Chemistry 713: Quantum ChemistryLast update: for Fall 2017
Tentative course calendar
Lecture Meetings: Tue, Thu 5:00-6:15 pm, SSW-2512
Office Hours: Mon/Wed 9:30-10:30 am, CSL-310. These office hours are shared with an undergraduate class, so please be patient if you come by and I'm with other students.
Textbook: Physical Chemistry: Quantum Chemistry and Molecular Interactions, Andrew Cooksy. This book is intended for an undergraduate physical chemistry course, but has enough advanced topics and additional material that I think it will be suitable for our class, while providing a lot more support in case you haven't had to think about quantum for a while. The bookstore will have this, but you do not need the online homework subscription, so if you can find a used copy, that will be fine.

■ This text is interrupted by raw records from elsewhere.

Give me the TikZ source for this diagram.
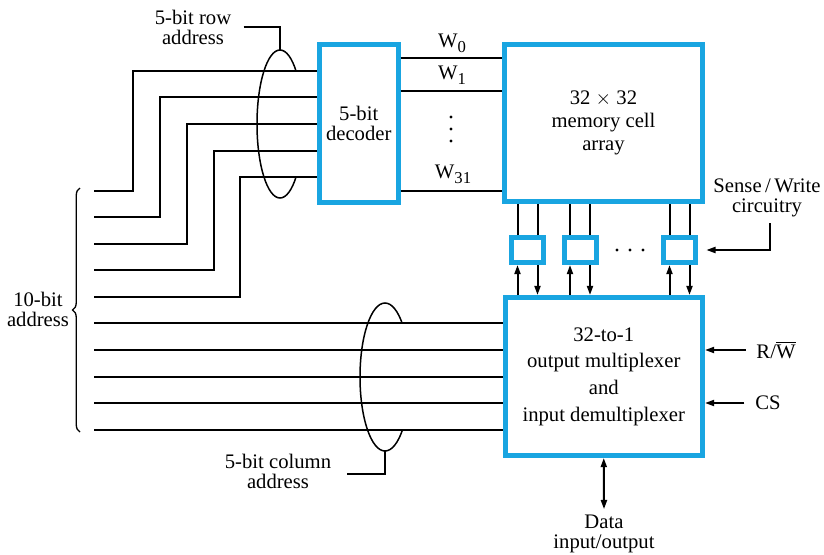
\documentclass[tikz,border=0pt]{standalone}
\usepackage{fontspec}
\setmainfont{Liberation Serif}
\usetikzlibrary{arrows.meta,decorations.pathreplacing}
\definecolor{cellblue}{RGB}{25,165,225}
\tikzset{
  block/.style={draw=cellblue, line width=3pt, rectangle, align=center, inner sep=0pt},
  wire/.style={line width=1.2pt},
  ring/.style={line width=0.9pt},
  arr/.style={wire, -{Triangle[length=5.5pt,width=3.6pt]}},
  dblarr/.style={wire, {Triangle[length=5.5pt,width=3.6pt]}-{Triangle[length=5.5pt,width=3.6pt]}},
  lbl/.style={align=center, font=\fontsize{12.4}{12}\selectfont},
}
\newcommand{\wname}[1]{W\raisebox{-3pt}{\fontsize{10}{10}\selectfont #1}}

\begin{document}
\begin{tikzpicture}[x=0.6pt, y=-0.6pt, font=\fontsize{12.4}{12}\selectfont]
\useasboundingbox (0,0) rectangle (824,555);

\node[block, minimum width=47.1pt, minimum height=94.5pt] (decoder) at (358.75,123.25) {5-bit\\decoder};
\node[block, minimum width=118.8pt, minimum height=93.9pt, font=\fontsize{12.4}{13.8}\selectfont] (array) at (603.5,122.75) {32 $\times$ 32\\memory cell\\array};
\node[block, minimum width=118.5pt, minimum height=94.8pt, font=\fontsize{12.4}{16}\selectfont] (mux) at (603.75,376.5) {32-to-1\\output multiplexer\\and\\input demultiplexer};

\node[block, minimum width=19.2pt, minimum height=15pt] (sw1) at (527.5,250) {};
\node[block, minimum width=19.2pt, minimum height=15pt] (sw2) at (580,250) {};
\node[block, minimum width=19.2pt, minimum height=15pt] (sw3) at (679.5,250) {};

\node[lbl] (rowlbl) at (193,27) {5-bit row\\address};
\node[lbl] (collbl) at (278,471) {5-bit column\\address};
\node[lbl] (addrlbl) at (38,309) {10-bit\\address};
\node[lbl] (swlbl) at (767,198) {Sense\,/\,Write\\circuitry};
\node (rw) at (776,350) {R/$\overline{\hbox{W}}$};
\node (cs) at (768,403) {CS};
\node[lbl] (data) at (604,534) {Data\\input/output};

\node (w0) at (452,43) {\wname{0}};
\node (w1) at (452,75) {\wname{1}};
\node (w31) at (453,174) {\wname{31}};

% row address wires
\foreach \ya/\xb/\yb [count=\i] in {191/133/71, 217/160/97, 244/187/124, 270/214/151, 297/240/177} {
  \coordinate (r\i) at (94,\ya);
  \draw[wire] (r\i) -| (\xb,\yb) -- (decoder.west |- 0,\yb);
}
% column address wires
\foreach \y [count=\i] in {323,350,377,403,430} {
  \coordinate (c\i) at (94,\y);
  \draw[wire] (c\i) -- (mux.west |- c\i);
}
\foreach \y in {58,91,191}
  \draw[wire] (decoder.east |- 0,\y) -- (array.west |- 0,\y);
\foreach \y in {117,129,141}
  \fill (451,\y) circle (1.7);
\foreach \x in {617,630,643}
  \fill (\x,250) circle (1.7);

\foreach \b in {sw1,sw2,sw3} {
  \draw[wire] ([xshift=-6pt]\b.north) -- ([xshift=-6pt]array.south -| \b.north);
  \draw[wire] ([xshift=6pt]\b.north) -- ([xshift=6pt]array.south -| \b.north);
  \draw[arr] ([xshift=-6pt]mux.north -| \b.south) -- ([xshift=-6pt]\b.south);
  \draw[arr] ([xshift=6pt]\b.south) -- ([xshift=6pt]mux.north -| \b.south);
}

\begin{scope}
  \clip (0,0) -- (824,0) -- (824,71) -- (280,71) -- (280,177) -- (824,177) -- (824,555) -- (0,555) -- cycle;
  \draw[ring] (280,124) ellipse [x radius=23, y radius=74];
\end{scope}
\begin{scope}
  \clip (0,0) -- (824,0) -- (824,323) -- (385,323) -- (385,430) -- (824,430) -- (824,555) -- (0,555) -- cycle;
  \draw[ring] (385,377) ellipse [x radius=25, y radius=74];
\end{scope}

\coordinate (rowtop) at (280,50);
\coordinate (colbot) at (385,451);
\coordinate (swtap) at (770,223);
\draw[wire] ([xshift=4pt]rowlbl.east) -| (rowtop);
\draw[wire] (colbot) |- ([xshift=6pt,yshift=-1.8pt]collbl.east);
\draw[arr, shorten >=5pt] (swtap) |- (sw3.east);
\draw[arr, shorten <=3pt] (rw.west) -- (mux.east |- rw.west);
\draw[arr, shorten <=3pt] (cs.west) -- (mux.east |- cs.west);
\draw[dblarr] (mux.south) -- (data.north);

\draw[line width=0.8pt, decorate, decoration={brace, amplitude=4.5pt}] (80,432) -- (80,188);
\end{tikzpicture}
\end{document}
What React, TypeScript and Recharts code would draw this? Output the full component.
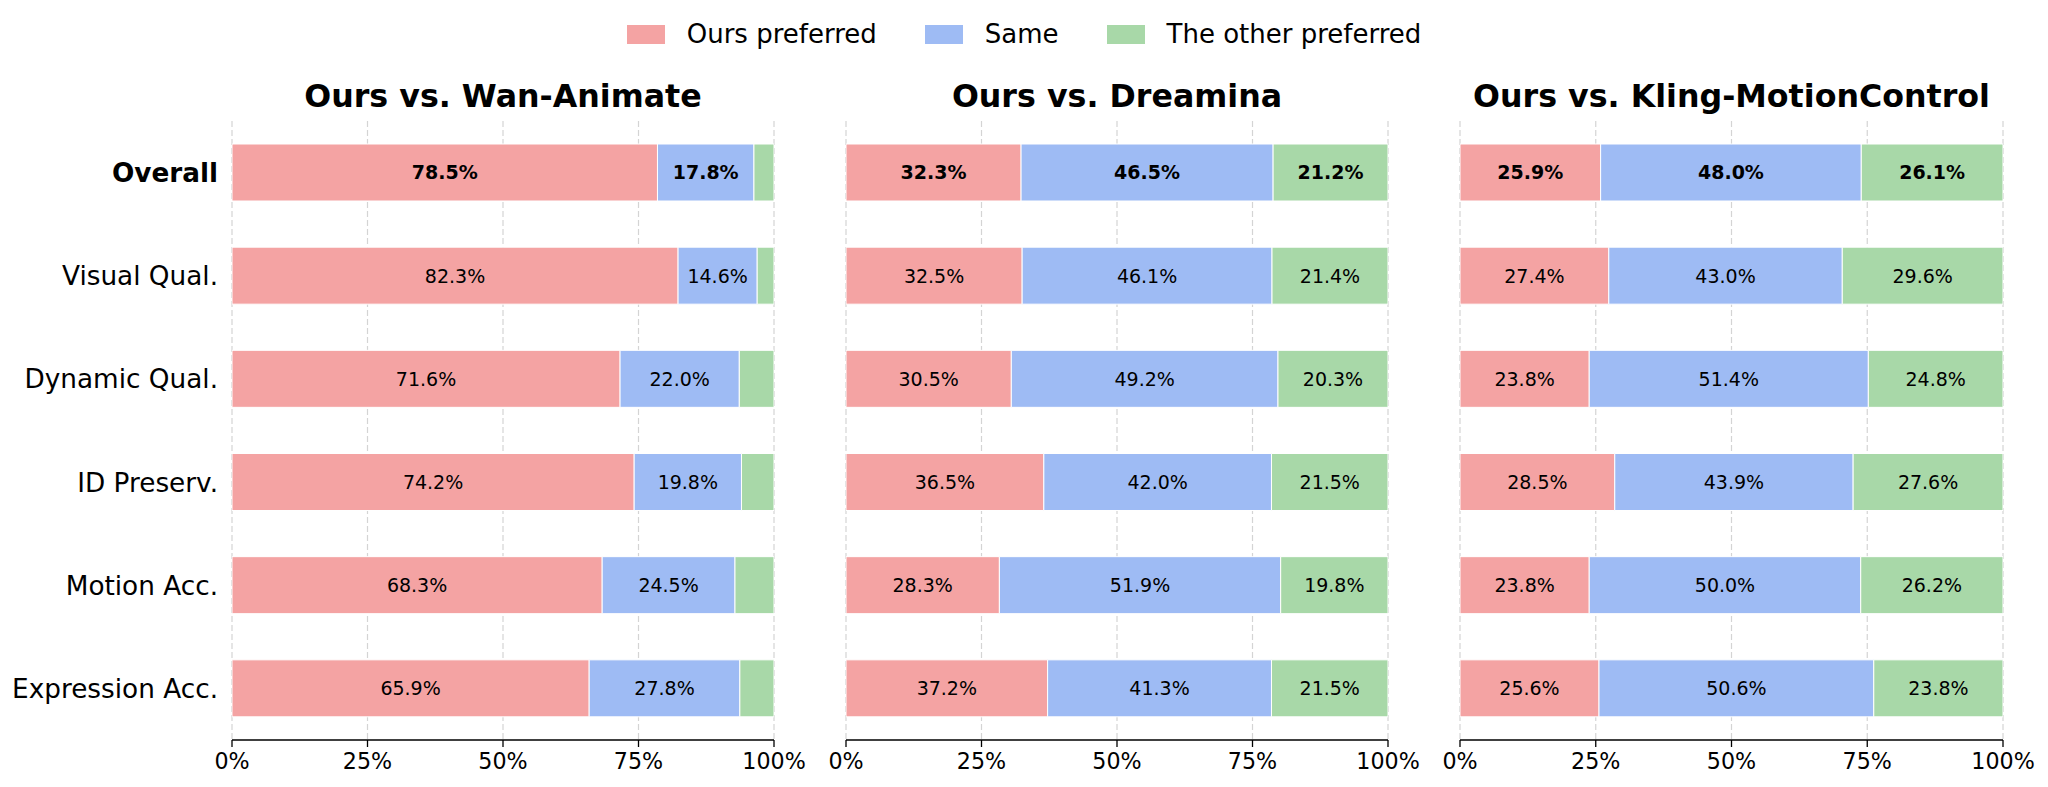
import React from 'react';
import { BarChart, Bar, XAxis, YAxis, CartesianGrid, LabelList } from 'recharts';

const CATEGORIES = ['Overall', 'Visual Qual.', 'Dynamic Qual.', 'ID Preserv.', 'Motion Acc.', 'Expression Acc.'];
const X_TICKS = [0, 25, 50, 75, 100];
const SERIES_NAMES = ['Ours preferred', 'Same', 'The other preferred'];
const SERIES_KEYS = ['ours', 'same', 'other'];
const COLORS = ['#F4A3A3', '#9EBBF4', '#A8D8A8'];
const PANEL_TITLES = ['Ours vs. Wan-Animate', 'Ours vs. Dreamina', 'Ours vs. Kling-MotionControl'];

const WAN_OURS = [78.5, 82.3, 71.6, 74.2, 68.3, 65.9];
const WAN_SAME = [17.8, 14.6, 22.0, 19.8, 24.5, 27.8];
const WAN_OTHER = [3.7, 3.1, 6.4, 6.0, 7.2, 6.3];

const DREAMINA_OURS = [32.3, 32.5, 30.5, 36.5, 28.3, 37.2];
const DREAMINA_SAME = [46.5, 46.1, 49.2, 42.0, 51.9, 41.3];
const DREAMINA_OTHER = [21.2, 21.4, 20.3, 21.5, 19.8, 21.5];

const KLING_OURS = [25.9, 27.4, 23.8, 28.5, 23.8, 25.6];
const KLING_SAME = [48.0, 43.0, 51.4, 43.9, 50.0, 50.6];
const KLING_OTHER = [26.1, 29.6, 24.8, 27.6, 26.2, 23.8];

const LABEL_MIN = 10;

function buildRows(ours: number[], same: number[], other: number[]) {
  return CATEGORIES.map((label, i) => ({ label, ours: ours[i], same: same[i], other: other[i] }));
}

const PANELS = [
  { title: PANEL_TITLES[0], rows: buildRows(WAN_OURS, WAN_SAME, WAN_OTHER) },
  { title: PANEL_TITLES[1], rows: buildRows(DREAMINA_OURS, DREAMINA_SAME, DREAMINA_OTHER) },
  { title: PANEL_TITLES[2], rows: buildRows(KLING_OURS, KLING_SAME, KLING_OTHER) },
];

// layout (positions of each chart box); XAxis reserves 30px below the plot
const X_AXIS_HEIGHT = 30;
const LAYOUT = [
  { left: 0, width: 810, margin: { top: 121, right: 36, bottom: 17, left: 0 }, yWidth: 232 },
  { left: 810, width: 614, margin: { top: 121, right: 36, bottom: 17, left: 36 }, yWidth: 0 },
  { left: 1424, width: 624, margin: { top: 121, right: 45, bottom: 17, left: 36 }, yWidth: 0 },
];
const HEIGHT = 787;

const renderBarLabel = (props: any) => {
  const { x, y, width, height, value, index } = props;
  if (value == null || value < LABEL_MIN) return null;
  const cx = Number(x) + Number(width) / 2;
  const cy = Number(y) + Number(height) / 2;
  return (
    <text
      x={cx}
      y={cy + 6.9}
      textAnchor="middle"
      fontSize={19}
      fontWeight={index === 0 ? 'bold' : 'normal'}
      fill="#000"
    >
      {`${Number(value).toFixed(1)}%`}
    </text>
  );
};

const YTick = (props: any) => {
  const { x, y, payload } = props;
  const bold = payload.value === 'Overall';
  return (
    <text x={x} y={y + 9.5} textAnchor="end" fontSize={26.3} fontWeight={bold ? 'bold' : 'normal'} fill="#000">
      {payload.value}
    </text>
  );
};

const XTick = (props: any) => {
  const { x, y, payload } = props;
  return (
    <text x={x} y={y + 16} textAnchor="middle" fontSize={22.2} fill="#000">
      {`${payload.value}%`}
    </text>
  );
};

function Panel({ idx }: { idx: number }) {
  const p = PANELS[idx];
  const l = LAYOUT[idx];
  const plotLeft = l.left + l.margin.left + l.yWidth;
  const plotWidth = l.width - l.margin.left - l.margin.right - l.yWidth;
  return (
    <>
      <div
        style={{
          position: 'absolute',
          left: plotLeft,
          width: plotWidth,
          top: 81,
          lineHeight: '31px',
          fontSize: 31.7,
          fontWeight: 'bold',
          textAlign: 'center',
          whiteSpace: 'nowrap',
          color: '#000',
        }}
      >
        {p.title}
      </div>
      <div style={{ position: 'absolute', left: l.left, top: 0 }}>
        <BarChart width={l.width} height={HEIGHT} data={p.rows} layout="vertical" margin={l.margin}>
          <CartesianGrid horizontal={false} vertical stroke="#d4d4d4" strokeDasharray="6 3" strokeWidth={1.2} />
          <XAxis
            type="number"
            domain={[0, 100]}
            ticks={X_TICKS}
            allowDataOverflow
            height={X_AXIS_HEIGHT}
            axisLine={{ stroke: '#000', strokeWidth: 1.3 }}
            tickLine={{ stroke: '#000', strokeWidth: 1.3 }}
            tickSize={7}
            tickMargin={6}
            tick={<XTick />}
            interval={0}
          />
          <YAxis
            type="category"
            dataKey="label"
            hide={idx !== 0}
            width={l.yWidth}
            axisLine={false}
            tickLine={false}
            tickSize={0}
            tickMargin={14}
            tick={<YTick />}
            interval={0}
          />
          {SERIES_KEYS.map((k, si) => (
            <Bar
              key={k}
              dataKey={k}
              name={SERIES_NAMES[si]}
              stackId="s"
              fill={COLORS[si]}
              stroke="#ffffff"
              strokeWidth={1}
              barSize={57}
              isAnimationActive={false}
            >
              <LabelList dataKey={k} content={renderBarLabel} />
            </Bar>
          ))}
        </BarChart>
      </div>
    </>
  );
}

function Legend() {
  return (
    <div
      style={{
        position: 'absolute',
        left: 0,
        width: 2048,
        top: 20,
        height: 28,
        display: 'flex',
        justifyContent: 'center',
        alignItems: 'center',
        fontSize: 26,
        color: '#000',
      }}
    >
      {SERIES_NAMES.map((n, i) => (
        <div key={n} style={{ display: 'flex', alignItems: 'center', marginLeft: i === 0 ? 0 : 48 }}>
          <div style={{ width: 38, height: 19, background: COLORS[i], marginRight: 22 }} />
          <span style={{ whiteSpace: 'nowrap', lineHeight: '28px' }}>{n}</span>
        </div>
      ))}
    </div>
  );
}

export default function App() {
  return (
    <div
      style={{
        position: 'absolute',
        left: 0,
        top: 0,
        width: 2048,
        height: HEIGHT,
        background: '#fff',
        overflow: 'hidden',
        fontFamily: '"DejaVu Sans", sans-serif',
      }}
    >
      <Legend />
      {PANELS.map((_, i) => (
        <Panel key={i} idx={i} />
      ))}
    </div>
  );
}
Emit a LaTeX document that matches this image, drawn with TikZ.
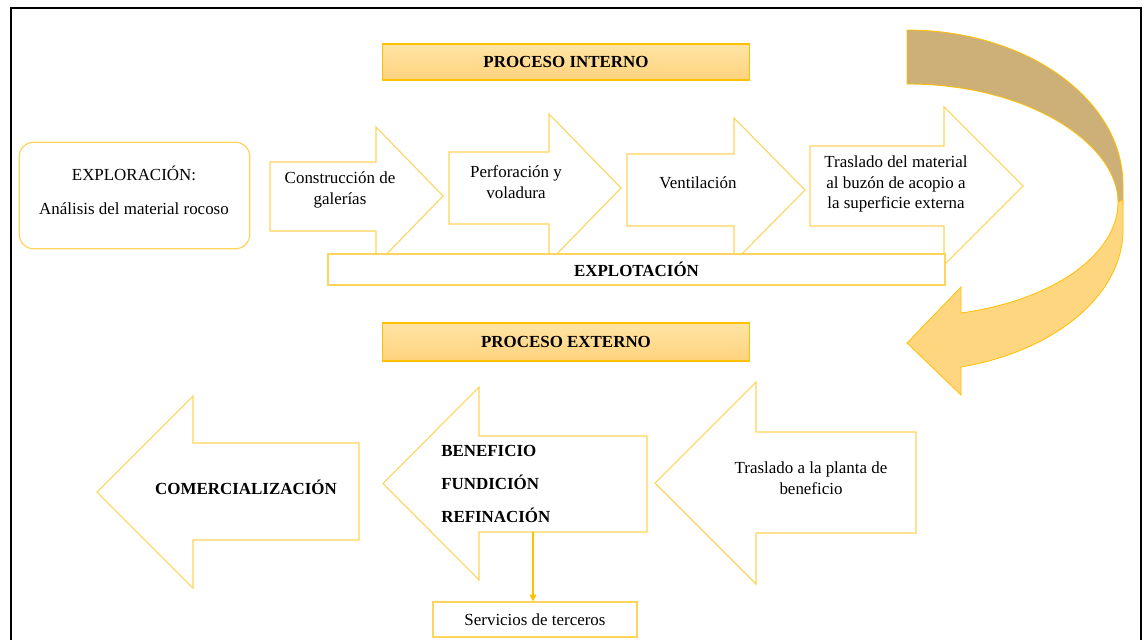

This course is intended to benefit chemistry graduate students in all areas, as well as students in other departments with interests in the fundamentals of molecular structure and interactions. As a prerequisite, the complete undergraduate, calculus-based p-chem course (the equivalent of our CHEM 410A and 410B) is expected (as well as the year of calculus and calculus-based physics that are prerequisite to p-chem). You're welcome to contact me if you want to ask about the course content or what would be suitable preparation for the course. The emphasis should be on the principles of quantum mechanics common to all applications of chemistry, so students are encouraged to bring issues from their own research (or of other interest) to the attention of the instructor for discussion (the sooner the better).
Student learning objectives:
At the conclusion of the course, the student should be able to:
- Apply existing exact solutions to the quantum mechanics of ideal systems (such as the particle in a box, harmonic oscillator, and one-electron atom) to real systems.
- Qualitatively solve the Schrödinger equation, predicting the general features of the energies and wavefunctions based on the potential energy function of any system.
- Write (but not necessarily solve) the Schrödinger equation for any chemical system, and judiciously apply available approximations and numerical tools.
- Set up and carry out computations to solve for the properties of a molecule based on its wavefunction.
- Successfully interpret the results of a typical electronic structure calculation.
Chemical quantum mechanics, which is where to begin if you want chemistry to ever really make any sense.
- Quantum Physics
- The Schrödinger equation, operators, and wavefunctions
- Solutions to idealized potentials: the box, the ring, the harmonic oscillator
- Quantized angular momentum
- Quantum Chemistry
- One-electron atoms
- Many-electron atoms and practical quantum mechanics
- Little molecules
- Bigger molecules
- Computational Chemistry
- Your Application Here
I don't intend to stray from the book's general sequence too much, but I may cover two or three chapters as a group, because I don't think some things separate as nicely as the book would like. I hope to add one or two things and will definitely skip a lot of things as we go along.
You should be comfortable with algebra and the simple derivatives and integrals (especially of the functions axn, eax, and sin(ax) or cos(ax) ). We will cover some matrix algebra, but you don't need to have seen it before.
- homework: 5%
- three exams: 25% each (drop lowest score)
- computational project: 20%
- presentation: 25%
- final: there will be no final exam for the course, to give you more time to work on projects and presentations.
Exam Dates for Fall 2017
- exam 1: Tue Sep 26
- exam 2: Tue Oct 31
- exam 3: Tue Dec 12
Computational Project and Paper Presentation
I may modify these intrsuctions, but here is the handout describing these projects from Spring 2010. Comments are welcome.
Students with Disabilities
If you are a student with a disability and believe you will need accommodations for this class, it is your responsibility to contact Student Disability Services at (619) 594-6473. To avoid any delay in the receipt of your accommodations, you should contact Student Disability Services as soon as possible. Please note that accommodations are not retroactive, and that accommodations based upon disability cannot be provided until you have presented your instructor with an accommodation letter from Student Disability Services. Your cooperation is appreciated.
Students are expected never to represent someone else's work as their own or assist others in doing so. Violations of this rule will be documented and may result in automatic failure and disciplinary review by the University. Please see the SDSU academic honesty page for further information.